Problem requirements: Go through the listing and set it down exactly, leaving out its pictures.

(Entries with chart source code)
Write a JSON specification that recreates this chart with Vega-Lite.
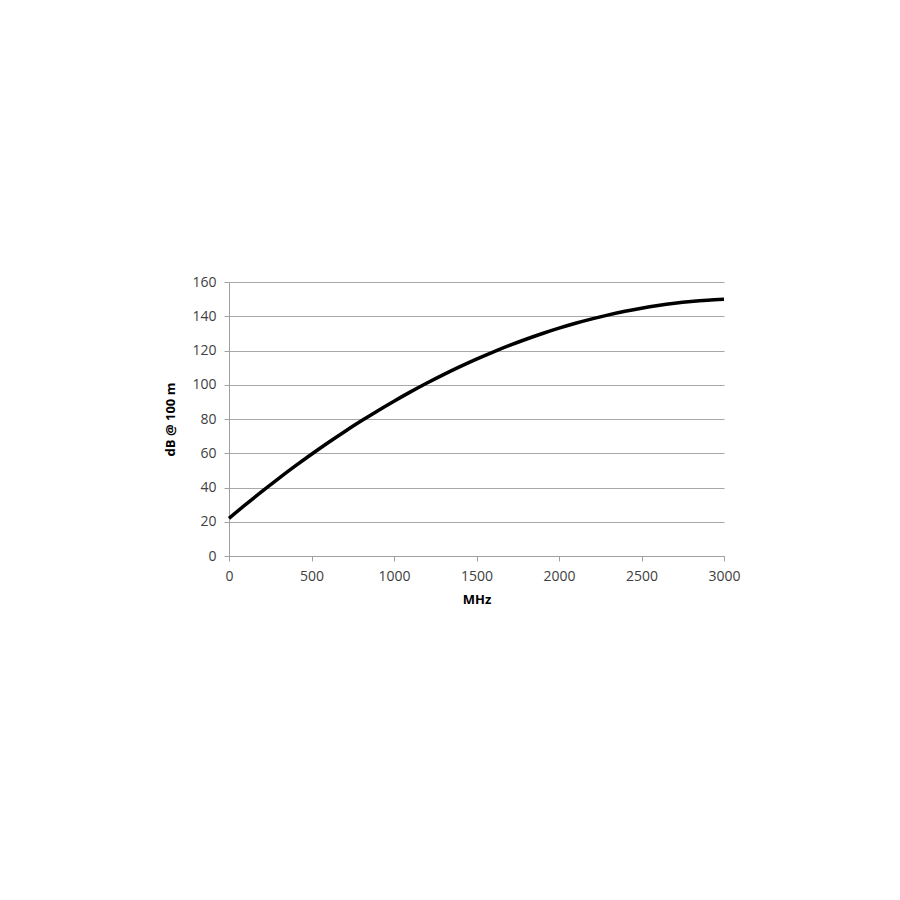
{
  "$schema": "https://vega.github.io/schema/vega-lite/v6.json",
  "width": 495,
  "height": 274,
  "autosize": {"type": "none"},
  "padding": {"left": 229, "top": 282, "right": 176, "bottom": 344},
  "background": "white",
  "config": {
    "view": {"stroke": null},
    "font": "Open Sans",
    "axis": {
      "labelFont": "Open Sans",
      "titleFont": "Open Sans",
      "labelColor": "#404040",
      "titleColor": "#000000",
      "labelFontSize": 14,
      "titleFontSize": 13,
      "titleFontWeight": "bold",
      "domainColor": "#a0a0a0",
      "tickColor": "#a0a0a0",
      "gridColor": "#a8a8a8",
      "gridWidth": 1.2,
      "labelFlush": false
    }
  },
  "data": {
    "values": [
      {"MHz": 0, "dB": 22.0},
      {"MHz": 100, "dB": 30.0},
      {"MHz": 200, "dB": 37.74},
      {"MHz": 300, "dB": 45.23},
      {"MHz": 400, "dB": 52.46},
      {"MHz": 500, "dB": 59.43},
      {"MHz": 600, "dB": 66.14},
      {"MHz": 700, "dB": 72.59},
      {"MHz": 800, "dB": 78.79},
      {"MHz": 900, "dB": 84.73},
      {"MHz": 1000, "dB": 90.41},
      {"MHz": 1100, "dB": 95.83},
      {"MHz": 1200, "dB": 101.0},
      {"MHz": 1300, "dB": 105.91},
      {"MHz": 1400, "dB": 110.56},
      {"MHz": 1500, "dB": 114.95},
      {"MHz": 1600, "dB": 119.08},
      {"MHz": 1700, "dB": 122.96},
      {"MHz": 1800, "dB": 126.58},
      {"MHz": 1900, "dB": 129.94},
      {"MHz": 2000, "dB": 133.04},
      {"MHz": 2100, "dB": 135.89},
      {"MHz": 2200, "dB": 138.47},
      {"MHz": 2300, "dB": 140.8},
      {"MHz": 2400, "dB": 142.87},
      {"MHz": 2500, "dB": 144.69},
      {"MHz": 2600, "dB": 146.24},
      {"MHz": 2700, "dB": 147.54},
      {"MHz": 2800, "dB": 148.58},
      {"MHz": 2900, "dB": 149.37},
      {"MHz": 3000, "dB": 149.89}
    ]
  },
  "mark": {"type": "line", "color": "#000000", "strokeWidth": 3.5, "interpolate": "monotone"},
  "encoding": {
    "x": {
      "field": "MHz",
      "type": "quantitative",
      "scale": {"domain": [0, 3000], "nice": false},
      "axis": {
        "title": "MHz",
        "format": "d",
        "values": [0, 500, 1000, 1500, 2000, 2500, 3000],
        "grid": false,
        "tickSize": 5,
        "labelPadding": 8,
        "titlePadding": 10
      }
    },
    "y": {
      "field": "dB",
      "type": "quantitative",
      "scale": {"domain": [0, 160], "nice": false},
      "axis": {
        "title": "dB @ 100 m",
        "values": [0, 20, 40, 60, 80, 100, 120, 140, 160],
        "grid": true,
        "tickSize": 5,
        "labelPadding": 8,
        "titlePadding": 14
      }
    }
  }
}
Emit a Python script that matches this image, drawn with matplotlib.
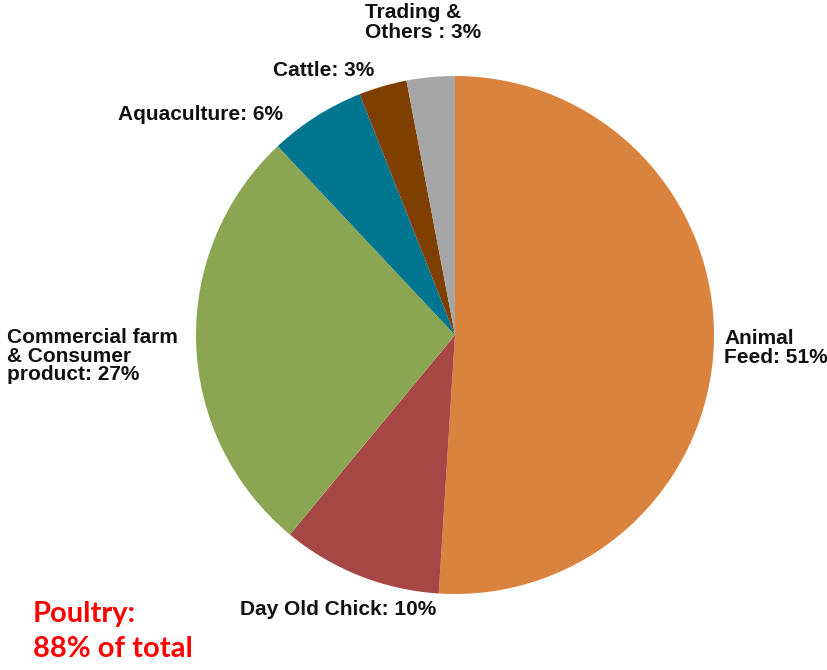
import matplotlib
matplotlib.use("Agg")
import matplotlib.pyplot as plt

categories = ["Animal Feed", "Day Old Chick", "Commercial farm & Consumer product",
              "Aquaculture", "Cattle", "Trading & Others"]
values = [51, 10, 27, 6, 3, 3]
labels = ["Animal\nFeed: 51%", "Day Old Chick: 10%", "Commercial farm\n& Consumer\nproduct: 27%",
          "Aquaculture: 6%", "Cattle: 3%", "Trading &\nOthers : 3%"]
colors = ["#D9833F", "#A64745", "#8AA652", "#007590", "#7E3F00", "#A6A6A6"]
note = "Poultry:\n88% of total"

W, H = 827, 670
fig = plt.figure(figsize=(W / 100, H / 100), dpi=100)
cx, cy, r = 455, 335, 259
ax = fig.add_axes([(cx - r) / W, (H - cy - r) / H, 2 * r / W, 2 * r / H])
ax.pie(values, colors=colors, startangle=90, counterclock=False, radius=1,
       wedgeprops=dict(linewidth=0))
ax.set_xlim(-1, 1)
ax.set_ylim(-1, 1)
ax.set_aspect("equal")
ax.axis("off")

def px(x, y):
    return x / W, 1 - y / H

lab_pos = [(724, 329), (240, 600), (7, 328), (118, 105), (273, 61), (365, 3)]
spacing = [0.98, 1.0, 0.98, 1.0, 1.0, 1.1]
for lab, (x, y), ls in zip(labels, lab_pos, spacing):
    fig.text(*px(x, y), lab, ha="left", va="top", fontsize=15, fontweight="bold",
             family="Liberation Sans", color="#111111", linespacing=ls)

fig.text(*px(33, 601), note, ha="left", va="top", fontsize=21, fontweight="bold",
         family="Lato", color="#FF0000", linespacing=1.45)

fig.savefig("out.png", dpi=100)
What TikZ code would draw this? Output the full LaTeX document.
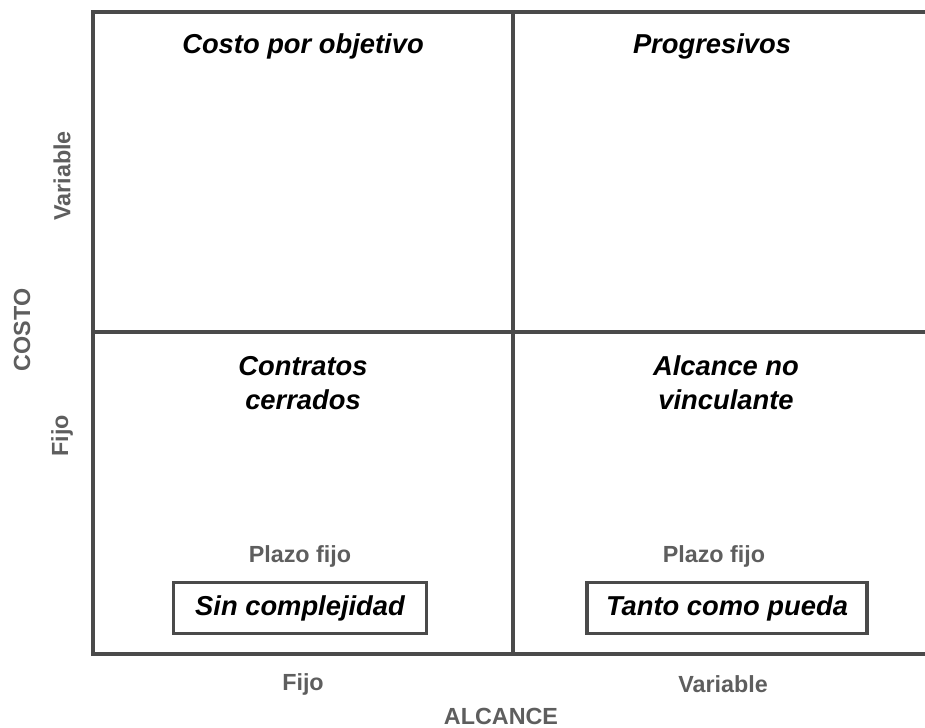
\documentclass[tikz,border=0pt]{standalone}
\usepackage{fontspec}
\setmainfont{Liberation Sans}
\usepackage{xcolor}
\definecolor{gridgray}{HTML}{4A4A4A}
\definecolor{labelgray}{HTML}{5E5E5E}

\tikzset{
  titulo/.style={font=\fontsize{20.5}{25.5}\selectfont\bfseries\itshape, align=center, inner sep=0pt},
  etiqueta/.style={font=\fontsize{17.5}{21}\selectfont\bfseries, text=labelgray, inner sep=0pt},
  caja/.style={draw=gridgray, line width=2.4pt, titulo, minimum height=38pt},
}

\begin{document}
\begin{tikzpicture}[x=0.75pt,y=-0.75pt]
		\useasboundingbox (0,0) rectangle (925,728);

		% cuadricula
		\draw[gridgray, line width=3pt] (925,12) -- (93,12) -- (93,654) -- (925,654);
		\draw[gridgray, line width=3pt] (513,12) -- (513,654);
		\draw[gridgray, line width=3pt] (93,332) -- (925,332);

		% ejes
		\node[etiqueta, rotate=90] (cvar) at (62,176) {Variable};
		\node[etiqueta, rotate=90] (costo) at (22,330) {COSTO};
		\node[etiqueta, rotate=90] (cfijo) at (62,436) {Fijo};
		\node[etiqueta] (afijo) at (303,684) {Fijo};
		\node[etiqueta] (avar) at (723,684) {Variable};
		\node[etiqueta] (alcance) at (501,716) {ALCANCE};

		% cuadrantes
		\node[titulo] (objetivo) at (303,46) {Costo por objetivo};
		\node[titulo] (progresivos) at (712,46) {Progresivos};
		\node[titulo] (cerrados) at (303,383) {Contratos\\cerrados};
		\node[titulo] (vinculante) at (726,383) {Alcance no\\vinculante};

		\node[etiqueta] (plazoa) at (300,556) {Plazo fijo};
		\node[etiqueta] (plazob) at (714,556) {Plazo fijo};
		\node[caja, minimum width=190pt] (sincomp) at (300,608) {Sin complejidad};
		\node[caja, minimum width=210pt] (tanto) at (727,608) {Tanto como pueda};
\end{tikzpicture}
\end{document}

Solution to the exercise:
Write a JSON specification that recreates this chart with Vega-Lite.
{
  "$schema": "https://vega.github.io/schema/vega-lite/v6.json",
  "width": 495,
  "height": 274,
  "autosize": {"type": "none"},
  "padding": {"left": 229, "top": 282, "right": 176, "bottom": 344},
  "background": "white",
  "config": {
    "view": {"stroke": null},
    "font": "Open Sans",
    "axis": {
      "labelFont": "Open Sans",
      "titleFont": "Open Sans",
      "labelColor": "#404040",
      "titleColor": "#000000",
      "labelFontSize": 14,
      "titleFontSize": 13,
      "titleFontWeight": "bold",
      "domainColor": "#a0a0a0",
      "tickColor": "#a0a0a0",
      "gridColor": "#a8a8a8",
      "gridWidth": 1.2,
      "labelFlush": false
    }
  },
  "data": {
    "values": [
      {"MHz": 0, "dB": 22.0},
      {"MHz": 100, "dB": 30.0},
      {"MHz": 200, "dB": 37.74},
      {"MHz": 300, "dB": 45.23},
      {"MHz": 400, "dB": 52.46},
      {"MHz": 500, "dB": 59.43},
      {"MHz": 600, "dB": 66.14},
      {"MHz": 700, "dB": 72.59},
      {"MHz": 800, "dB": 78.79},
      {"MHz": 900, "dB": 84.73},
      {"MHz": 1000, "dB": 90.41},
      {"MHz": 1100, "dB": 95.83},
      {"MHz": 1200, "dB": 101.0},
      {"MHz": 1300, "dB": 105.91},
      {"MHz": 1400, "dB": 110.56},
      {"MHz": 1500, "dB": 114.95},
      {"MHz": 1600, "dB": 119.08},
      {"MHz": 1700, "dB": 122.96},
      {"MHz": 1800, "dB": 126.58},
      {"MHz": 1900, "dB": 129.94},
      {"MHz": 2000, "dB": 133.04},
      {"MHz": 2100, "dB": 135.89},
      {"MHz": 2200, "dB": 138.47},
      {"MHz": 2300, "dB": 140.8},
      {"MHz": 2400, "dB": 142.87},
      {"MHz": 2500, "dB": 144.69},
      {"MHz": 2600, "dB": 146.24},
      {"MHz": 2700, "dB": 147.54},
      {"MHz": 2800, "dB": 148.58},
      {"MHz": 2900, "dB": 149.37},
      {"MHz": 3000, "dB": 149.89}
    ]
  },
  "mark": {"type": "line", "color": "#000000", "strokeWidth": 3.5, "interpolate": "monotone"},
  "encoding": {
    "x": {
      "field": "MHz",
      "type": "quantitative",
      "scale": {"domain": [0, 3000], "nice": false},
      "axis": {
        "title": "MHz",
        "format": "d",
        "values": [0, 500, 1000, 1500, 2000, 2500, 3000],
        "grid": false,
        "tickSize": 5,
        "labelPadding": 8,
        "titlePadding": 10
      }
    },
    "y": {
      "field": "dB",
      "type": "quantitative",
      "scale": {"domain": [0, 160], "nice": false},
      "axis": {
        "title": "dB @ 100 m",
        "values": [0, 20, 40, 60, 80, 100, 120, 140, 160],
        "grid": true,
        "tickSize": 5,
        "labelPadding": 8,
        "titlePadding": 14
      }
    }
  }
}
Emit a Python script that matches this image, drawn with matplotlib.
import matplotlib
matplotlib.use("Agg")
import matplotlib.pyplot as plt

categories = ["Animal Feed", "Day Old Chick", "Commercial farm & Consumer product",
              "Aquaculture", "Cattle", "Trading & Others"]
values = [51, 10, 27, 6, 3, 3]
labels = ["Animal\nFeed: 51%", "Day Old Chick: 10%", "Commercial farm\n& Consumer\nproduct: 27%",
          "Aquaculture: 6%", "Cattle: 3%", "Trading &\nOthers : 3%"]
colors = ["#D9833F", "#A64745", "#8AA652", "#007590", "#7E3F00", "#A6A6A6"]
note = "Poultry:\n88% of total"

W, H = 827, 670
fig = plt.figure(figsize=(W / 100, H / 100), dpi=100)
cx, cy, r = 455, 335, 259
ax = fig.add_axes([(cx - r) / W, (H - cy - r) / H, 2 * r / W, 2 * r / H])
ax.pie(values, colors=colors, startangle=90, counterclock=False, radius=1,
       wedgeprops=dict(linewidth=0))
ax.set_xlim(-1, 1)
ax.set_ylim(-1, 1)
ax.set_aspect("equal")
ax.axis("off")

def px(x, y):
    return x / W, 1 - y / H

lab_pos = [(724, 329), (240, 600), (7, 328), (118, 105), (273, 61), (365, 3)]
spacing = [0.98, 1.0, 0.98, 1.0, 1.0, 1.1]
for lab, (x, y), ls in zip(labels, lab_pos, spacing):
    fig.text(*px(x, y), lab, ha="left", va="top", fontsize=15, fontweight="bold",
             family="Liberation Sans", color="#111111", linespacing=ls)

fig.text(*px(33, 601), note, ha="left", va="top", fontsize=21, fontweight="bold",
         family="Lato", color="#FF0000", linespacing=1.45)

fig.savefig("out.png", dpi=100)
What TikZ code would draw this? Output the full LaTeX document.
\documentclass[tikz,border=0pt]{standalone}
\usepackage{fontspec}
\setmainfont{Liberation Sans}
\usepackage{xcolor}
\definecolor{gridgray}{HTML}{4A4A4A}
\definecolor{labelgray}{HTML}{5E5E5E}

\tikzset{
  titulo/.style={font=\fontsize{20.5}{25.5}\selectfont\bfseries\itshape, align=center, inner sep=0pt},
  etiqueta/.style={font=\fontsize{17.5}{21}\selectfont\bfseries, text=labelgray, inner sep=0pt},
  caja/.style={draw=gridgray, line width=2.4pt, titulo, minimum height=38pt},
}

\begin{document}
\begin{tikzpicture}[x=0.75pt,y=-0.75pt]
		\useasboundingbox (0,0) rectangle (925,728);

		% cuadricula
		\draw[gridgray, line width=3pt] (925,12) -- (93,12) -- (93,654) -- (925,654);
		\draw[gridgray, line width=3pt] (513,12) -- (513,654);
		\draw[gridgray, line width=3pt] (93,332) -- (925,332);

		% ejes
		\node[etiqueta, rotate=90] (cvar) at (62,176) {Variable};
		\node[etiqueta, rotate=90] (costo) at (22,330) {COSTO};
		\node[etiqueta, rotate=90] (cfijo) at (62,436) {Fijo};
		\node[etiqueta] (afijo) at (303,684) {Fijo};
		\node[etiqueta] (avar) at (723,684) {Variable};
		\node[etiqueta] (alcance) at (501,716) {ALCANCE};

		% cuadrantes
		\node[titulo] (objetivo) at (303,46) {Costo por objetivo};
		\node[titulo] (progresivos) at (712,46) {Progresivos};
		\node[titulo] (cerrados) at (303,383) {Contratos\\cerrados};
		\node[titulo] (vinculante) at (726,383) {Alcance no\\vinculante};

		\node[etiqueta] (plazoa) at (300,556) {Plazo fijo};
		\node[etiqueta] (plazob) at (714,556) {Plazo fijo};
		\node[caja, minimum width=190pt] (sincomp) at (300,608) {Sin complejidad};
		\node[caja, minimum width=210pt] (tanto) at (727,608) {Tanto como pueda};
\end{tikzpicture}
\end{document}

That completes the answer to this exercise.